The Prince of Frogtown is a 2008 memoir by Pulitzer Prize-winning journalist Rick Bragg. It is the third in a series of three memoirs that cover different aspects of his life, prominently featuring stories about different family members. The first in the trilogy was the 1997 bestseller
All Over But the Shoutin', about Bragg's experience growing up as one of three children of a single mother on welfare; the second was
Ava's Man, which focused on his mother's father. Conspicuously absent from the first two memoirs was detailed mention of Bragg's own father. Bragg explains his choice, “I sawed my family tree off at the fork, and made myself a man with half a history.” But as he relates in
The Prince of Frogtown, fellow writer Willie Morris convinced him that he, in fact,
had to write about his father, observing, “My boy, there is no place you can go he will not be.”
Morris's statement is
ironic, at least on its surface. Rick Bragg's father, Charles was not, after all, a major presence in his childhood, and Rick never knew him well. Nevertheless, by interviewing friends and relatives of the man, Rick reconstitutes his story – one that would indelibly shape his own, relating directly to the second plotline that runs through
The Prince of Frogtown: Rick's marriage to a woman with three sons of her own, and his struggle to come to terms with the wholly unprecedented realm of step-fatherhood. In particular, Rick focuses on his relationship with his wife's youngest son, an eleven-year-old in need of a father figure, but so unlike Rick in temperament that he feels he cannot come to grips with the boy without delving into the history of his own father, and its ramifications upon his new parental role.

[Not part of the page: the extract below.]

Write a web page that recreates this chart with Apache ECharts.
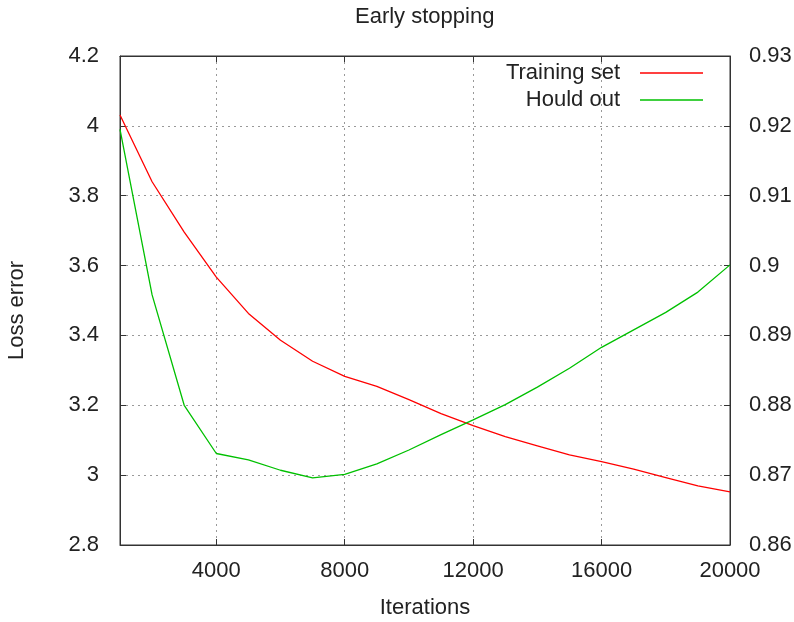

Rick's initial impression of his wife's youngest son – who is only referred to, somewhat dismissively, as “the boy” – is of a soft, melting thing, too coddled for his liking. He is, conveniently for the storytelling, almost the inverse image of what Rick members himself to have been at that age. He recalls this latter point with the somewhat battered but defiant pride of someone who has suffered greatly humiliating hardship, and been forced to make peace with its lasting influence. The primary hardship Rick had suffered, of course, was his father: “My father was already waking with the shakes when I was born,” he describes, before elaborating the same idea a few pages later: “His death was so certain it was like it already happened.”
Through interviews with various people, but especially his father's best friend Jack Andrews, Rick comes to more fully know the man who left behind a legacy of alcoholism and abuse. Always a hard drinker, Charles Bragg grew up in “Frogtown,” a dusty, poverty-stricken excrescence at the side of a polluted stream, where all the men worked in the same factory. Charles wanted out and almost succeeded. A marine in the Korean War, he was devastated – the experience pushed him firmly into the territory of substance abuse – but returned to Frogtown to boast of his service. There he met and married Rick's mother. Marriage, it turned out, did not mellow him. His drinking never tapered off: he feuded with the local police chief; would disappear for weeks at a time; never held down a job; and, at his worst, when he wasn't beating his wife and children, was often off fighting with other hardscrabble men.
However, Rick also learns that, in his better moments, he had a notable sense of honor and of courage, and was capable of great humor. In his final days, Charles expressed, on several occasions, great regret for his failure as a father and husband. None of this, in the end, makes up for his abuse, and Rick never formally admits to loving the man, even after coming to know him through his history. Nevertheless, while looking over a pair of loaded dice his father had left him, Rick has a revelation about what must have been his father's philosophy: “Rig the game if you can, ’cause luck is a bitch for a poor man; and don’t worry what people think, because once it’s all over the people who love you will make you what they want you to be, and the people who don’t love you will, too.”
Juxtaposed against his father's storyline, Rick's journey to understanding and building a relationship with his stepson provides needed levity and tenderness to the memoir. Over the course of the chapters devoted to this arc, interspersed among those dedicated to his father, Rick comes to be a mentor to his stepson, teaching him how to play basketball, throw a punch, and otherwise be a “traditional” boy. Simultaneously, he is forced to come to terms with how different his stepson's life has been from his own childhood, and how, ultimately, that is to everyone's benefit. The experience softens Rick, helping him make peace with his own history of abuse by giving him an opportunity to grow – if sometimes clumsily – into the kind of father he had never been lucky enough to have.